Different missions will require different skills to complete them, so you'll need to pay attention to the mission briefings and pick your team wisely, instead of just marching in with your biggest hardest mates and hoping that firepower will solve all your problems. Something else to bear in mind is that the crew members you take along will gain experience as they excercise different skills on the various missions.

And this can often be critical. For example, in one level you will need to take down a force field. To do this you need an engineer, and the more experienced he (or she) is at that kind of work, the faster they will do it. With aliens trying to kill you before you can remove their force field, the skill level of your engineer may mean the difference between life and death for your team. Everything Is Under Control

Controlling your team seems to be fairly straightforward - simply select one or more members of your team and then point them at whatever you want doing. Your team mates can be told to open doors, repair machinery, attack aliens, pick up items, defend other members of your team...

If your team becomes seperated, don't panic!

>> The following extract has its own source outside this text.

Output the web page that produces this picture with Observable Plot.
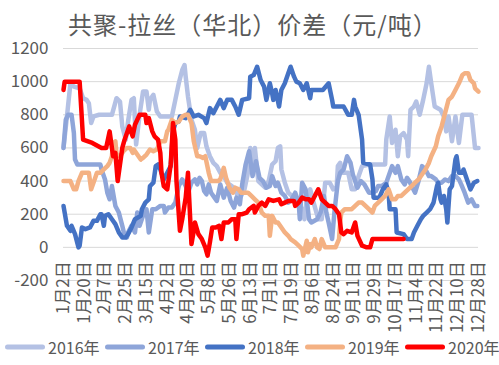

You can always see what the other members of your away team are up to in little windows in the top left corner of the screen. Each team member has their own little window pane which displays their view of the world, allowing you to tell if they've become stuck, wandered into an ambush, or found something interesting.Living In Fear

One unique feature of X-Com Alliance is the way that stress effects your team. For example, whereas in most first person shooters you're best bet is to keep moving and to run everywhere, in X-Com Alliance running will gradually tire you out.

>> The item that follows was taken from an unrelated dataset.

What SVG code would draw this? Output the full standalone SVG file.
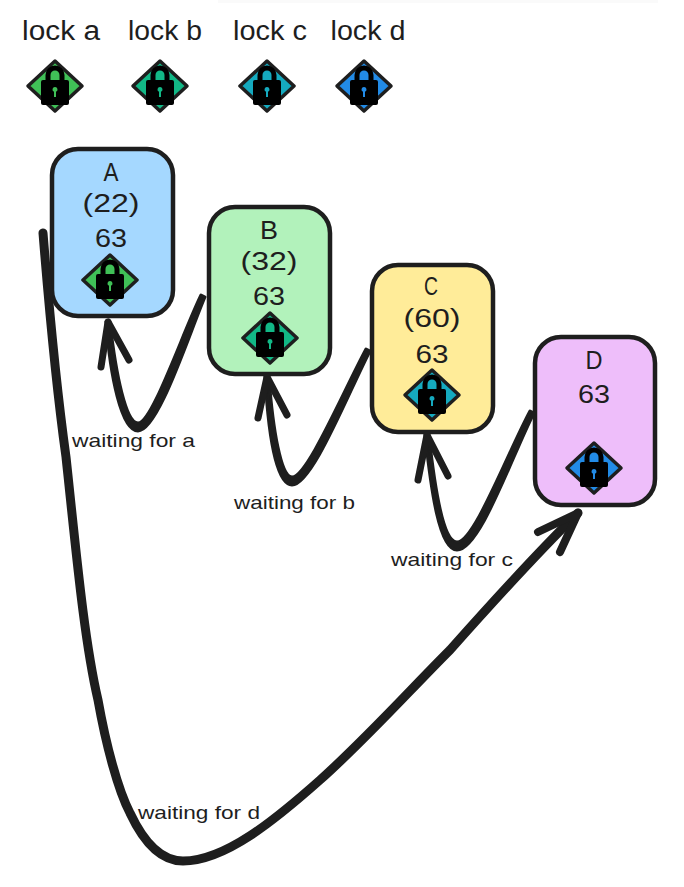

It gets harder to aim your weapon as you pant to get your breath back, and eventually you'll collapse from exhaustion! Your health can also effect your aim, and leg injuries will cause you to limp. It all suggests a much more realistic approach to combat than in most 3D shooters.

Fear is another factor that can effect your team. The characters' voices will change as they become more afraid, and even the way they move will change. Unfortunately the animations are still very much "in progress", but if the system lives up to its promise it should make the world much more convincing. Graphic Violence

X-Com Alliance uses the Unreal engine, so it goes without saying that the game looks beautiful. The coloured lighting is rather garish in places, but generally the world of X-Com is very atmospheric, and this is helped by interesting level design.

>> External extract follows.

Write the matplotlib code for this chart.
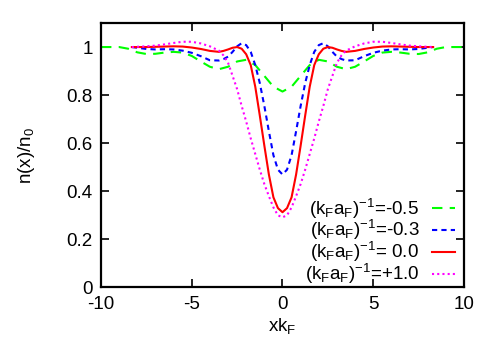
import matplotlib
matplotlib.use("Agg")
import matplotlib.pyplot as plt

plt.rcParams["font.family"] = ["Liberation Sans", "DejaVu Sans"]
plt.rcParams["mathtext.default"] = "regular"
plt.rcParams["axes.unicode_minus"] = False

# positions along x (units of 1/k_F) for the three inner curves
x_core = [-8.3, -7.5, -7.0, -6.5, -6.0, -5.5, -5.0, -4.5, -4.0, -3.5, -3.25, -3.0,
          -2.75, -2.5, -2.25, -2.0, -1.75, -1.5, -1.25, -1.0, -0.75, -0.5, -0.25,
          0.0, 0.25, 0.5, 0.75, 1.0, 1.25, 1.5, 1.75, 2.0, 2.25, 2.5, 2.75, 3.0,
          3.25, 3.5, 4.0, 4.5, 5.0, 5.5, 6.0, 6.5, 7.0, 7.5, 8.3]

n_m03 = [1.0, 0.992, 0.99, 0.991, 0.99, 0.985, 0.976, 0.962, 0.945, 0.944, 0.95, 0.96,
         0.98, 1.003, 1.016, 1.008, 0.98, 0.925, 0.85, 0.755, 0.65, 0.55, 0.49,
         0.47, 0.49, 0.55, 0.65, 0.755, 0.85, 0.925, 0.98, 1.008, 1.016, 1.003, 0.98, 0.96,
         0.95, 0.944, 0.945, 0.962, 0.976, 0.985, 0.99, 0.991, 0.99, 0.992, 1.0]

n_00 = [1.0, 1.0, 1.001, 1.002, 1.003, 1.002, 0.998, 0.992, 0.984, 0.98, 0.984, 0.99,
        0.997, 1.0, 0.993, 0.97, 0.925, 0.835, 0.715, 0.59, 0.47, 0.375, 0.33,
        0.313, 0.33, 0.375, 0.47, 0.59, 0.715, 0.835, 0.925, 0.97, 0.993, 1.0, 0.997, 0.99,
        0.984, 0.98, 0.984, 0.992, 0.998, 1.002, 1.003, 1.002, 1.001, 1.0, 1.0]

n_p10 = [1.0, 1.003, 1.006, 1.011, 1.017, 1.022, 1.022, 1.015, 1.003, 0.985, 0.965, 0.935,
         0.88, 0.825, 0.755, 0.69, 0.62, 0.555, 0.49, 0.43, 0.38, 0.333, 0.30,
         0.292, 0.30, 0.333, 0.38, 0.43, 0.49, 0.555, 0.62, 0.69, 0.755, 0.825, 0.88, 0.935,
         0.965, 0.985, 1.003, 1.015, 1.022, 1.022, 1.017, 1.011, 1.006, 1.003, 1.0]

# the -0.5 curve runs over the full range
x_wide = [-10.0, -9.0, -8.5, -8.0, -7.5, -7.0, -6.5, -6.0, -5.5, -5.0, -4.5, -4.0, -3.5,
          -3.0, -2.5, -2.0, -1.5, -1.0, -0.5, 0.0, 0.5, 1.0, 1.5, 2.0, 2.5, 3.0,
          3.5, 4.0, 4.5, 5.0, 5.5, 6.0, 6.5, 7.0, 7.5, 8.0, 8.5, 9.0, 10.0]

n_m05 = [1.0, 1.0, 0.993, 0.978, 0.971, 0.972, 0.977, 0.98, 0.977, 0.963, 0.94, 0.918, 0.908,
         0.918, 0.94, 0.947, 0.925, 0.88, 0.835, 0.815, 0.835, 0.88, 0.925, 0.947, 0.94, 0.918,
         0.908, 0.918, 0.94, 0.963, 0.977, 0.98, 0.977, 0.972, 0.971, 0.978, 0.993, 1.0, 1.0]

labels = [r"$(k_Fa_F)^{-1}$=-0.5", r"$(k_Fa_F)^{-1}$=-0.3",
          r"$(k_Fa_F)^{-1}$= 0.0", r"$(k_Fa_F)^{-1}$=+1.0"]

fig = plt.figure(figsize=(4.98, 3.48), dpi=100)
ax = fig.add_axes([0.2028, 0.1739, 0.7289, 0.760])

lw = 1.5
ax.plot(x_wide, n_m05, color="#00ff00", lw=lw, dashes=(5, 3.5), label=labels[0])
ax.plot(x_core, n_m03, color="#0000ff", lw=lw, dashes=(2.5, 2), label=labels[1])
ax.plot(x_core, n_00, color="#ff0000", lw=lw, label=labels[2])
ax.plot(x_core, n_p10, color="#ff00ff", lw=lw, dashes=(1, 1.5), label=labels[3])

ax.set_xlim(-10, 10)
ax.set_ylim(0, 1.1)
ax.set_xticks([-10, -5, 0, 5, 10])
ax.set_yticks([0, 0.2, 0.4, 0.6, 0.8, 1.0])
ax.set_yticklabels(["0", "0.2", "0.4", "0.6", "0.8", "1"])
ax.tick_params(direction="in", length=6, width=1.2, labelsize=13.5,
               top=True, right=True, pad=6)
for s in ax.spines.values():
    s.set_linewidth(1.6)

ax.set_xlabel(r"xk$_F$", fontsize=13.5, labelpad=2)
ax.set_ylabel(r"n(x)/n$_0$", fontsize=13.5, labelpad=21)

ax.legend(loc="lower right", bbox_to_anchor=(0.975, 0.005), frameon=False,
          markerfirst=False, fontsize=13.5, handlelength=1.2, handletextpad=0.7,
          labelspacing=-0.12, borderpad=0.0, borderaxespad=0.0)

fig.savefig("out.png", dpi=100)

For example, in one map you must get on board a giant tracked vehicle rolling across a wide open desert. It reminded me a little of the Jawa transport from Star Wars, and it looks spectacular as it slowly moves over the sand, churning up the sand in front of the tracks and leaving tread marks behind it.

The levels also feature cinematics and scripted events, similar to Half-Life and Sin. All of the cutscenes are done within the game engine, keeping you immersed.

The multiplayer aspect of the game also sounds interesting. As well as the usual CTF and goal-based missions, there will also be a unique "battlefield" mode. Each team starts with their own range of weapons, but they can capture enemy weapons and then use them as part of their own armament to help them capture the enemy base. Conclusion

X-Com Alliance aims to bring the classic X-Com style of squad combat, scavenging and research to first person shooters. It's an interesting idea, and another example of how developers are pushing the first person shooter genre forwards.

So far it's looking promising, but the game is only 60% done and isn't likely to surface until at least summer 2000. The weapons, AI, animations and multiplayer are all very much "under construction", but hopefully we'll be able to bring you a fuller report on the game as it nears completion.